- Rep. Jamie Raskin says "it's shocking" that Republicans are refusing to comply with the Jan. 6 investigation.
- Several Republican lawmakers who were issued subpoenas have pushed back against the House select committee.
- Raskin told Insider that Republicans refusal to cooperate will undermine the investigation.
Democratic Rep. Jamie Raskin of Maryland pushed back on Republican lawmakers who are refusing to cooperate with the House select committee's investigation into the January 6 attack on the Capitol, saying it is unjustifiable.
"It's shocking to me that members of Congress would not want to participate," Raskin, who is a member of the House select committee, told Insider on Friday. "They have an opportunity to plead the Fifth Amendment if they think something they might say would incriminate themselves."
He added: "There's no justification for anyone to blow off the committee."
Raskin's remarks come after The New York Times reported on Thursday that House Minority Leader Kevin McCarthy, and Reps. Scott Perry of Pennsylvania, Jim Jordan of Ohio, and Andy Biggs of Arizona have all signaled that they would not comply with the committee's subpoenas.
Perry, Biggs and Jordan were summoned to testify before the committee. McCarthy and Republican Rep. Mo Brooks of Alabama, were expected to testify next week.
Brooks did not respond to Insider's request for comment about whether he will comply with the committee's subpoena.
The Times reported that McCarthy filed a court brief in response to the subpoena and argued that it was illegitimate. The other lawmakers sent letters to the committee objecting to the congressional investigation.
In response, the House could vote to hold these lawmakers in criminal contempt and then make a referral to Justice Department, as it recently did with two former Trump advisers. Another option would be to ask a federal court to enforce the subpoena. It's not yet clear whether the House will take either of these actions.
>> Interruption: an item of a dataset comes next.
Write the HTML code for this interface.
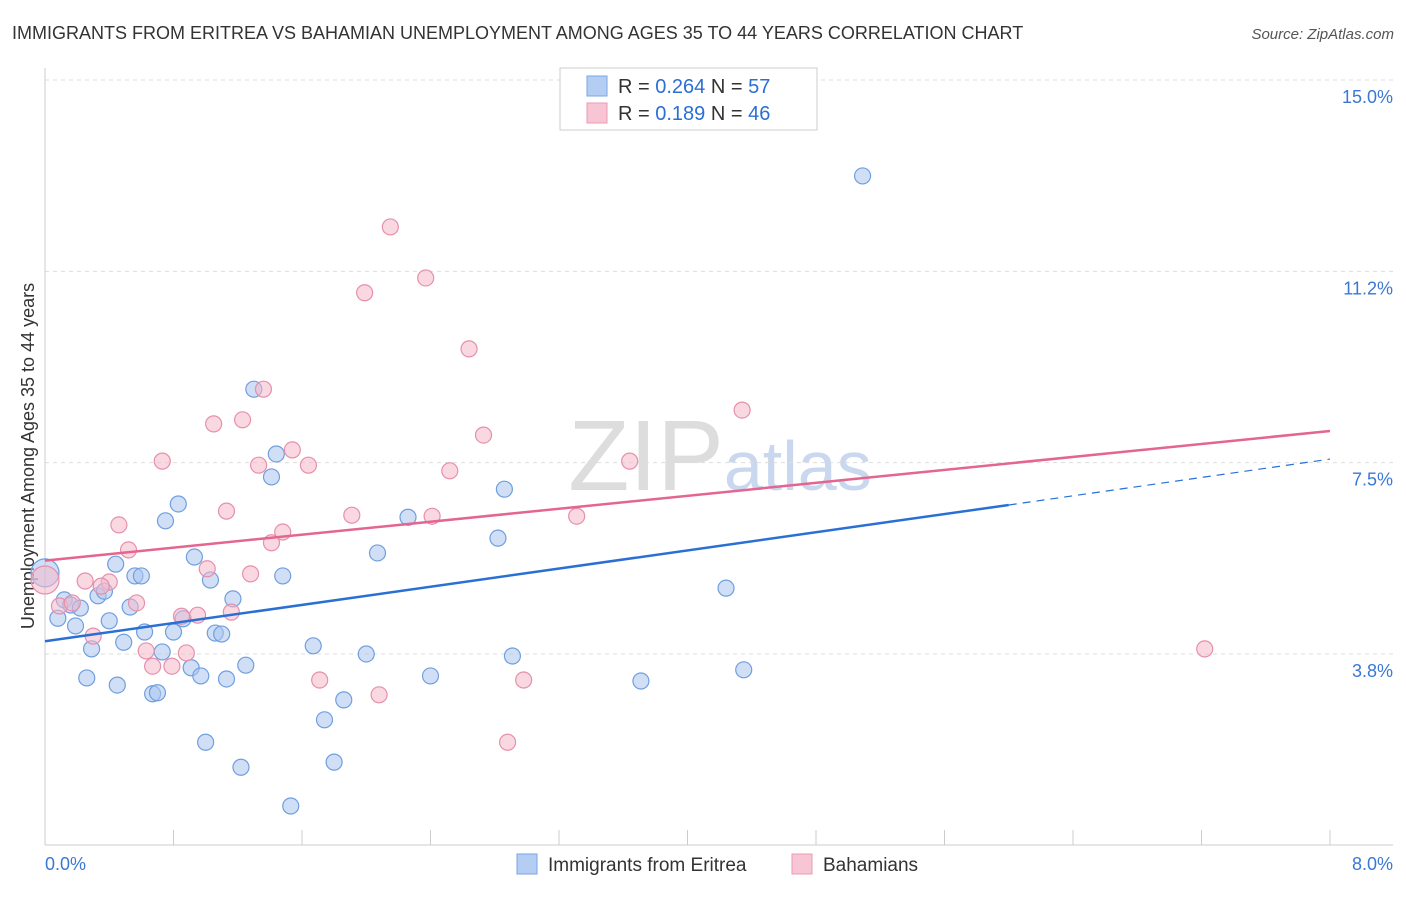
<!DOCTYPE html>
<html><head><meta charset="utf-8"><style>
body{margin:0;background:#fff;font-family:"Liberation Sans",sans-serif;}
svg text{font-family:"Liberation Sans",sans-serif;}
</style></head><body>
<svg id="chart" width="1406" height="892" xmlns="http://www.w3.org/2000/svg">
<text x="12" y="39" font-size="18" fill="#333">IMMIGRANTS FROM ERITREA VS BAHAMIAN UNEMPLOYMENT AMONG AGES 35 TO 44 YEARS CORRELATION CHART</text>
<text x="1394" y="39" font-size="15" fill="#555" text-anchor="end" font-style="italic">Source: ZipAtlas.com</text>
<text x="720" y="490" font-size="100" fill="#ddd" text-anchor="middle" font-family="Liberation Serif">ZIP<tspan fill="#c9d8ee" font-family="Liberation Sans" font-size="70">atlas</tspan></text>
<text transform="translate(34,456) rotate(-90)" font-size="18" fill="#333" text-anchor="middle">Unemployment Among Ages 35 to 44 years</text>
<g id="grid"></g><g id="axes"></g><g id="pts"></g><g id="lines"></g>
<g>
<rect x="560" y="68" width="257" height="62" fill="#fff" stroke="#ccc"/>
<rect x="587" y="76" width="20" height="20" fill="#b3cdf3" stroke="#7aa6e3"/>
<text x="618" y="93" font-size="20" fill="#333">R = <tspan fill="#2a6fd4">0.264</tspan>   N = <tspan fill="#2a6fd4">57</tspan></text>
<rect x="587" y="103" width="20" height="20" fill="#f8c5d5" stroke="#ea9bb5"/>
<text x="618" y="120" font-size="20" fill="#333">R =  <tspan fill="#2a6fd4">0.189</tspan>   N = <tspan fill="#2a6fd4">46</tspan></text>
</g>
<g>
<rect x="517" y="854" width="20" height="20" fill="#b3cdf3" stroke="#7aa6e3"/>
<text x="548" y="871" font-size="19" fill="#333">Immigrants from Eritrea</text>
<rect x="792" y="854" width="20" height="20" fill="#f8c5d5" stroke="#ea9bb5"/>
<text x="823" y="871" font-size="19" fill="#333">Bahamians</text>
</g>
</svg>
<script>
const yTicks=[15.0,11.25,7.5,3.75];
const yTickLabels=["15.0%","11.2%","7.5%","3.8%"];
const xTickLabels=["0.0%","8.0%"];
const blueX=[5.09,1.30,1.44,1.41,2.86,0.83,0.75,2.26,2.82,2.07,0.93,0.44,0.56,0.60,1.48,1.03,4.24,0,0.33,0.37,1.17,0.12,0.16,0.22,0.53,0.08,0.40,0.86,0.19,0.62,0.80,1.06,1.10,0.49,1.67,0.29,0.73,2.00,2.91,0.91,1.25,4.35,0.97,0.26,1.13,2.40,3.71,0.45,0.67,0.70,1.86,1.74,1.00,1.80,1.22,1.53];
const blueY=[13.12,8.94,7.67,7.22,6.98,6.69,6.36,6.43,6.02,5.73,5.65,5.51,5.28,5.28,5.28,5.20,5.04,5.34,4.89,4.98,4.83,4.81,4.71,4.65,4.67,4.45,4.40,4.44,4.30,4.18,4.18,4.16,4.14,3.98,3.91,3.85,3.79,3.75,3.71,3.48,3.53,3.44,3.32,3.28,3.26,3.32,3.22,3.14,2.97,2.99,2.85,2.46,2.02,1.63,1.53,0.77];
const pinkX=[2.15,2.37,1.99,2.64,1.36,4.34,1.05,1.23,2.73,1.54,0.73,1.33,1.64,3.64,2.52,1.13,1.91,2.41,3.31,0.46,1.48,1.41,0.52,0,1.01,1.28,0.25,0.40,0.35,0.57,0.09,0.17,0.85,0.95,1.16,0.30,0.63,0.88,7.22,0.67,0.79,1.71,2.98,2.08,2.88];
const pinkY=[12.12,11.12,10.83,9.73,8.94,8.53,8.26,8.34,8.04,7.75,7.53,7.45,7.45,7.53,7.34,6.55,6.47,6.45,6.45,6.28,6.14,5.93,5.79,5.20,5.42,5.32,5.18,5.16,5.08,4.75,4.69,4.75,4.49,4.51,4.57,4.10,3.81,3.77,3.85,3.51,3.51,3.24,3.24,2.95,2.02];
const blueTrend=[4.0,6.67]; // y at x=0 and x=6.0 (solid end)
const blueTrendEnd=7.57; // y at x=8
const pinkTrend=[5.58,8.12]; // y at x=0 and x=8
const NS="http://www.w3.org/2000/svg";
const xs=v=>45+v*160.625, ys=v=>80+(15-v)*51.02;
function mk(tag,attrs,parent){const e=document.createElementNS(NS,tag);for(const k in attrs)e.setAttribute(k,attrs[k]);document.getElementById(parent).appendChild(e);return e;}
yTicks.forEach((t,i)=>{
  const l=mk('line',{x1:45,x2:1393,y1:ys(t),y2:ys(t),stroke:'#ddd','stroke-dasharray':'4,4'},'grid');
  
  
  const tx=mk('text',{x:1393,y:ys(t)+23,'font-size':18,fill:'#3a78d4','text-anchor':'end'},'grid');
  tx.textContent=yTickLabels[i];
  
  
});
const ax=mk('line',{x1:45,x2:1393,y1:845,y2:845,stroke:'#ccc'},'axes');


const ay=mk('line',{x1:45,x2:45,y1:68,y2:845,stroke:'#ccc'},'axes');


for(let i=0;i<=10;i++){const t=mk('line',{x1:xs(i*0.8),x2:xs(i*0.8),y1:830,y2:845,stroke:'#ccc'},'axes');
  
  }
[[45,'start',0],[1393,'end',1]].forEach(([x,a,i])=>{const t=mk('text',{x:x,y:870,'font-size':18,fill:'#3a78d4','text-anchor':a},'axes');t.textContent=xTickLabels[i];
  
  });
function pts(X,Y,fill,stroke,name){X.forEach((x,i)=>{const r=x===0?14:8;const c=mk('circle',{cx:xs(x),cy:ys(Y[i]),r:r,fill:fill,'fill-opacity':0.55,stroke:stroke,'stroke-width':1.2},'pts');
  
  });}
pts(blueX,blueY,'#a9c5ef','#6f9fdf','eritrea-point');
pts(pinkX,pinkY,'#f4b8cb','#e690ab','bahamian-point');
const b1=mk('line',{x1:xs(0),y1:ys(blueTrend[0]),x2:xs(6.0),y2:ys(blueTrend[1]),stroke:'#2a6fd4','stroke-width':2.5},'lines');


const b2=mk('line',{x1:xs(6.0),y1:ys(blueTrend[1]),x2:xs(8),y2:ys(blueTrendEnd),stroke:'#2a6fd4','stroke-width':1.2,'stroke-dasharray':'8,6'},'lines');


const p1=mk('line',{x1:xs(0),y1:ys(pinkTrend[0]),x2:xs(8),y2:ys(pinkTrend[1]),stroke:'#e36590','stroke-width':2.5},'lines');


</script>
</body></html>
Raskin told Insider that Republicans' resistance to participate in the investigation will "undermine the comprehensiveness of our investigation inevitably."
"We do have a lot of testimony, but we obviously would prefer to hear from people who were actors in different parts of the relevant events," he said.
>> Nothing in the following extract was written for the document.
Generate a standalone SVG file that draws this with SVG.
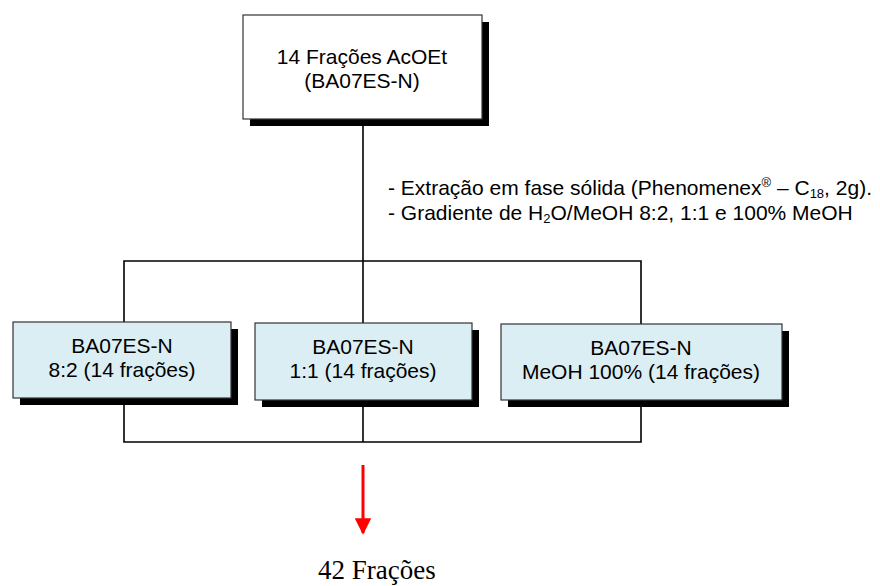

The House select committee is expected to hold several public hearings on its findings around the January 6 riot starting on June 9.
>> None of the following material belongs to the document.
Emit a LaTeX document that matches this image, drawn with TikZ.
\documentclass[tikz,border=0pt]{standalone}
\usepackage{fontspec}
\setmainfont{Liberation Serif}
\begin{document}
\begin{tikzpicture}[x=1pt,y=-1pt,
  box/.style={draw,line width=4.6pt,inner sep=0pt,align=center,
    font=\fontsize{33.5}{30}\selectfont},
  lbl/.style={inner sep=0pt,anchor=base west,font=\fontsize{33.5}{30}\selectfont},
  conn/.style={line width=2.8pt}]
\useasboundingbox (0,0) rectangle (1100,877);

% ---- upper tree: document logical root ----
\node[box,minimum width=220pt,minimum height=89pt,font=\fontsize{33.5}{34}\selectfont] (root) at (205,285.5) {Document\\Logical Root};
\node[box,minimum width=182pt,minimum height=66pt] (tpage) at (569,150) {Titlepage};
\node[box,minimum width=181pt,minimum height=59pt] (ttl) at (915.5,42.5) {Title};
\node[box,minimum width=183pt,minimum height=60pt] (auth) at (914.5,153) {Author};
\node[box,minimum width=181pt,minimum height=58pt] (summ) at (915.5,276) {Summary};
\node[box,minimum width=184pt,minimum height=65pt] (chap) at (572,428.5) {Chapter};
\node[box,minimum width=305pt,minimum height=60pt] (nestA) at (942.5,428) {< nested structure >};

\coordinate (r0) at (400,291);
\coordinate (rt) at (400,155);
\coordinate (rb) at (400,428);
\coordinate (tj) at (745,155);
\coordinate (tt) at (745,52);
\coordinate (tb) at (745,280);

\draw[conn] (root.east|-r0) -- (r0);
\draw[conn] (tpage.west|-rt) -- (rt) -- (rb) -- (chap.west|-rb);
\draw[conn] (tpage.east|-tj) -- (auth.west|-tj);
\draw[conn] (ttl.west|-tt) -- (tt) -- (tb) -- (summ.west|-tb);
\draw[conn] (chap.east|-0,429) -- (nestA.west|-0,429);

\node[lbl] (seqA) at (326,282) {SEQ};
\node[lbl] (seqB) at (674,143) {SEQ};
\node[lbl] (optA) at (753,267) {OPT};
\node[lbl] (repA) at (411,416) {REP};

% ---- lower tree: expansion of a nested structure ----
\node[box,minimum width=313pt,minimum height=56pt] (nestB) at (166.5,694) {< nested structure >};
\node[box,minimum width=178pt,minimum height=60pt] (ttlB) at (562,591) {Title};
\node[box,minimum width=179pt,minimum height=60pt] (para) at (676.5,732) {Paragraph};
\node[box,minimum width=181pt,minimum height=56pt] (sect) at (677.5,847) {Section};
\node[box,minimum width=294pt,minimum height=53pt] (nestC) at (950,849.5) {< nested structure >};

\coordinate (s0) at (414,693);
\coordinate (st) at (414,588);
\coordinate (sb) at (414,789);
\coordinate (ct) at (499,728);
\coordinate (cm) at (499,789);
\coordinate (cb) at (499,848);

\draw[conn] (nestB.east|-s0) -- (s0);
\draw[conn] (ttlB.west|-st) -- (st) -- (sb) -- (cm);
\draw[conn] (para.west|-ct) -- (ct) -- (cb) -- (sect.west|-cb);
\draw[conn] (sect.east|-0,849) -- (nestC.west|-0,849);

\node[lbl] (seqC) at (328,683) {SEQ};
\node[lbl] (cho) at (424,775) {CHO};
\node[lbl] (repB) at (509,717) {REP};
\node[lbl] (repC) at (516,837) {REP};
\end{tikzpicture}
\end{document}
Lawmakers on the House select committee previously stated that they wanted to know information from these Republican lawmakers that pertained to the events around the January 6 attack on the Capitol.
"We'll tell the story about what happened. We will use a combination of witnesses, exhibits, things that we have — to the tens of thousands of exhibits we've interviewed and looked at as well as the hundreds of witnesses we deposed or just talked to in general," Rep. Bennie Thompson, a Democrat who chairs the committee, told reporters last month.